Many New Moms Are Eating Their Placentas. Baylor Wants Them Off the Menu.
She was recovering in a postpartum room at Baylor University Medical Center this spring, exhausted from giving birth, when her husband gave her the good news. "We got the placenta," he told her. "It's in the cooler."
By Mark Graham Brittany Wackowski says Baylor's hardball stance on releasing placentas to new mothers is putting a dent in her placenta-pill business.
Now she just had to get it off the hospital property without being caught. "We were petrified that they were going to realize that we had it," says the mother, who is still too nervous about the placenta-snatching to go on the record with her name, the date she gave birth or how her husband managed to get the placenta into the cooler in the first place.
That placenta was important to her. She wanted to eat it.
She describes herself as a Republican who before becoming pregnant had the type of career that requires a degree and the ability to sell very expensive things to cultured people (she was also fearful of having her field identified). In other words, she was not the stereotypical image of a New Age woman, and her interest in alternative medicine came by chance. She'd woken up from several surgeries in the past suffering all-out anxiety attacks in reaction to anesthesia. So for her child's birth, she sought hospitals that wouldn't try to pressure her into getting an epidural shot or cesarean section. "These are all the things I wanted, that are more in line with a natural, non-intervention birth," she says.
In almost every way, Baylor University Medical Center near her East Dallas home seemed like the best choice. Hospitals in the Baylor system are known for their mother-friendly labor and delivery units, with spacious rooms, iPod docking stations and plentiful baths. "Baylor Dallas has made a really good reputation for being really natural-birth friendly," says Melissa Espey-Mueller, a former child-birth instructor at Baylor who now works in Dallas as a doula, a woman hired to assist women as they give birth.

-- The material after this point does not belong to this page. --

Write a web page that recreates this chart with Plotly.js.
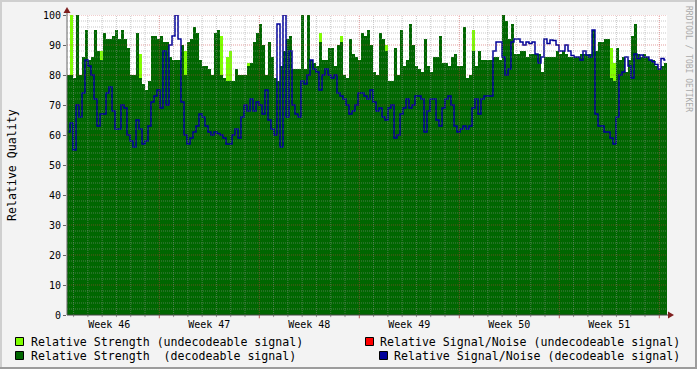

Placenta-consumption was supposed to be just another routine part of the natural birth experience for this unnamed mother. Worried about suffering from postpartum depression, she'd heard anecdotes that the nutrients in her placenta could return her post-baby body and hormones back to normal. "I'm not interested in being on pharmaceuticals. That was something I wanted to avoid at all costs," she says.
By Mark Graham After a night in a dehydrator, a placenta can be powdered and loaded into capsules for consumption.
As have other women intent on eating their placentas, she'd mistakenly assumed that getting her placenta out of Baylor would be fairly simple. But at some point in the past few years, Baylor's placenta policy changed. Baylor does not want moms eating their placentas and has been strict about not letting her and others like her have them.
"Baylor's position on this issue is in compliance with Texas law," a Baylor spokesman says, though other hospitals have different interpretations of that same law.
The most Baylor will do is release the placenta to a funeral home at a mother's request. But even then, Baylor's policy dictates that the placenta must stay with the funeral home.
It's a policy that's been easily bent in the past -- word got around with mothers, doulas and placenta encapsulators that one funeral home is happy to take placentas off of Baylor's hands and then let mothers walk off with them later. All an expectant mother had to do was inform Baylor that her religion requires the placenta be buried or cremated, as this woman had done.
"We believe the placenta is absolutely sacred," she wrote to the hospital.
But as she approached her due date, she heard a rumor -- not an uncommon occurrence in the rumor-swamped world of placenta-consumption enthusiasts. Some other woman, she'd heard, never got her placenta from the funeral home where it was supposed to go."Between the labor and delivery room and the morgue, the placenta got quote-unquote lost. She feels like they destroyed it, because the nurse at the time was very critical of her decision to take her placenta," says the anesthesia-averse mother, though she didn't hear the story firsthand and has no idea if it's true.
Regardless, she wrote emails to the nursing staff, politely asking for some kind of promise, in writing, that her placenta would be safe. "Who is the person who I hold accountable for this?" she remembers wanting to know. "Because if something happens to my placenta, I'm going to be pissed."
A nurse replied that her placenta could probably go to the funeral home, but it was ultimately up to the hospital's legal team. "We can accommodate your request as long as your placenta goes to the funeral home for final disposition," the nurse explained. There were no promises, but there was a warning.
"If knowledge is obtained that the placenta is to be released outside of a funeral home," the hospital told the prospective mother, "release may not occur due to violation of the Texas Health and Safety Code."
It was not a comforting message.
So, the day she went into labor, she came with her husband, a doula and a cooler filled with ice and hoped for the best.
After her husband did whatever thing he did to get the placenta into the cooler, she texted her encapsulator -- the person who promised to turn the placenta into hundreds of digestible pills. The encapsulator agreed to meet the husband in the parking lot, where he passed the cooler.
Compared with other Baylor patients, her story was a success.
She's secretive about many details because if she has more children, she might want to give birth at Baylor again, she explains. Her experience giving birth there was great, other than having to sneak her own placenta out of the building in an ice chest. "It's completely ridiculous that it has to be like that," she says.